Andrew Wilkie has called on the federal government to launch an official inquiry into a series of damning allegations made against Melbourne’s Crown Casino and Entertainment Complex.
The Victorian gambling hub has hit the headlines for all the wrong reasons over the past week, with various media sources claiming the casino has engaged in dodgy dealings to lure in foreign high-stakes players.
Fairfax Media and Nine Entertainment outlets reported over the weekend that Crown paid a known brothel owner and money launderer to attract high rollers to the Southbank casino.
They also claimed that Asian sex workers were flown into the country as part of the operation, sparking concerns over breaches of border security and immigration control.
Wilkie, an independent MP from Tasmania and a known critic of the Australian gambling industry, believes PM Scott Morrison and his offsider Anthony Albanese should both throw their support behind a federal inquiry into the scandal.
“I would hope the Prime Minister and the Opposition Leader would see the sense in a parliamentary response,” he told reporters on Monday.

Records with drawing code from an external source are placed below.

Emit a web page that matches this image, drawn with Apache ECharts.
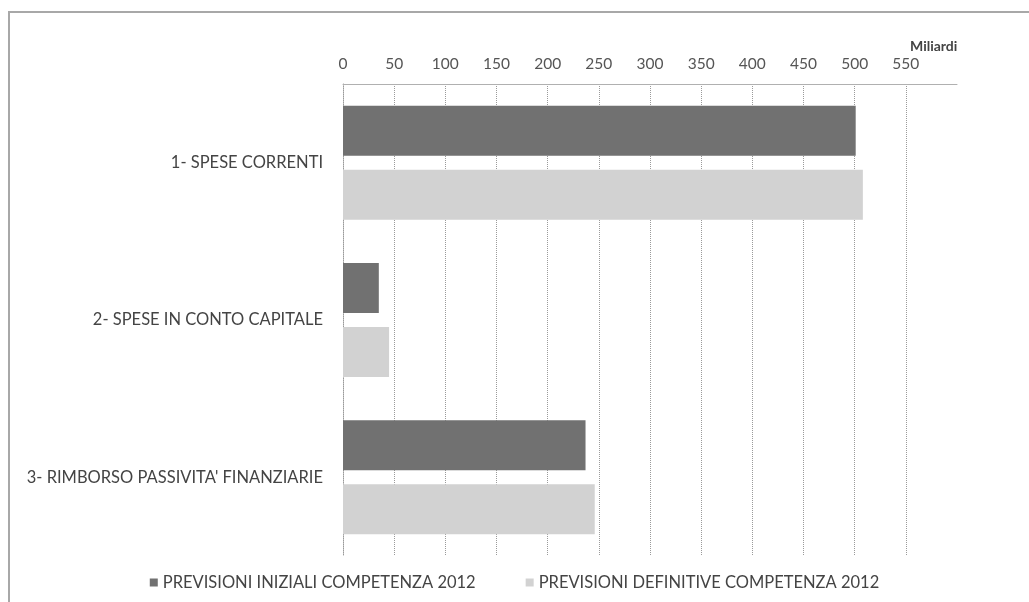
<!DOCTYPE html>
<html>
<head>
<meta charset="utf-8">
<script src="https://cdn.jsdelivr.net/npm/echarts@6/dist/echarts.min.js"></script>
<style>
  html, body { margin: 0; padding: 0; background: #fff; }
  #chart { width: 1029px; height: 602px; }
</style>
</head>
<body>
<div id="chart"></div>
<script>
// categories (top to bottom)
var categories = ['1- SPESE CORRENTI', '2- SPESE IN CONTO CAPITALE', "3- RIMBORSO PASSIVITA' FINANZIARIE"];
var seriesNames = ['PREVISIONI INIZIALI COMPETENZA 2012', 'PREVISIONI DEFINITIVE COMPETENZA 2012'];
// values in miliardi
var iniziali = [501, 35, 237];
var definitive = [508, 45, 246];

var font = 'Lato, "Open Sans", sans-serif';

var chart = echarts.init(document.getElementById('chart'));
chart.setOption({
  animation: false,
  backgroundColor: '#fff',
  graphic: [{
    type: 'rect',
    shape: { x: 9, y: 12, width: 1100, height: 700 },
    style: { fill: 'none', stroke: '#a8a8a8', lineWidth: 2 },
    silent: true
  }],
  title: {
    text: 'Miliardi',
    left: 905,
    top: 34,
    textStyle: { fontFamily: font, fontSize: 14, fontWeight: 'bold', color: '#444' }
  },
  legend: {
    bottom: 6,
    left: 'center',
    itemWidth: 8,
    itemHeight: 8,
    itemGap: 50,
    icon: 'rect',
    textStyle: { fontFamily: font, fontSize: 16.5, color: '#444' },
    data: seriesNames
  },
  grid: { left: 343, right: 72, top: 84, bottom: 46 },
  xAxis: {
    type: 'value',
    position: 'top',
    min: 0,
    max: 600,
    interval: 50,
    axisLine: { show: true, lineStyle: { color: '#b0b0b0', width: 1 } },
    axisTick: { show: false },
    axisLabel: {
      showMaxLabel: false,
      margin: 12,
      fontFamily: font, fontSize: 15.5, color: '#555'
    },
    splitLine: { show: true, showMaxLine: false, lineStyle: { color: '#9a9a9a', type: 'dotted' } }
  },
  yAxis: {
    type: 'category',
    inverse: true,
    data: categories,
    axisLine: { show: true, lineStyle: { color: '#9a9a9a', type: 'dotted' } },
    axisTick: { show: false },
    axisLabel: { margin: 20, fontFamily: font, fontSize: 16.5, color: '#444' }
  },
  series: [
    {
      name: seriesNames[0],
      type: 'bar',
      data: iniziali,
      barWidth: 50,
      barGap: '28%',
      itemStyle: { color: '#717171' }
    },
    {
      name: seriesNames[1],
      type: 'bar',
      data: definitive,
      barWidth: 50,
      itemStyle: { color: '#d2d2d2' }
    }
  ]
});
</script>
</body>
</html>
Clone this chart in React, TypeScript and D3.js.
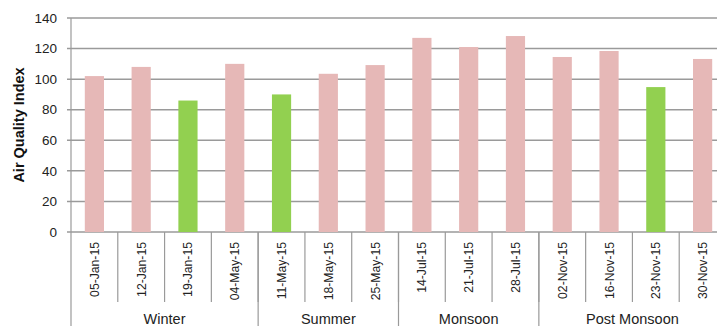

“This is a lot more now than allegations about one little casino.
“It’s multi-jurisdictional, it’s multi-agency, it’s international.
“This is very much something that the Australian government and the Australian Parliament should have an interest in.”
Concerns over operational standards at Crown Casino are nothing new, as the Victorian Commission for Gaming and Liquor Regulation (VCGLR) has issued several warnings over management missteps in recent years.
But there are even greater concerns over the VCGLR itself, which has been accused of turning a blind eye to all the back-room shenanigans that have now emerged in the media.
According to Wilkie, who last week lodged a complaint against the VCGLR with the Victorian Independent Broad-based Anti-corruption Commission (IBAC), the Crown scandal could serve as a launching pad for a wide-ranging review of gambling regulation at Australian casinos.
“I think that would be one of the things that a parliamentary inquiry could explore – the degree to which there is a cultural or systemic problem among Australia’s casino industry,” he said.
“But even if there is not a problem in other casinos, Crown is in some ways Australia’s most iconic casinos, and these allegations are so serious.
“The government needs to take notice.
“We now know we can’t rely on the Victorian gaming regulator. We can’t rely on the Victorian police. It seems we now can’t rely on consular officials, if these allegations are correct.”
Crown Melbourne is the largest gambling complex in the Southern Hemisphere, while Crown Resorts Limited employs more than 18,000 people across two sites in Australia.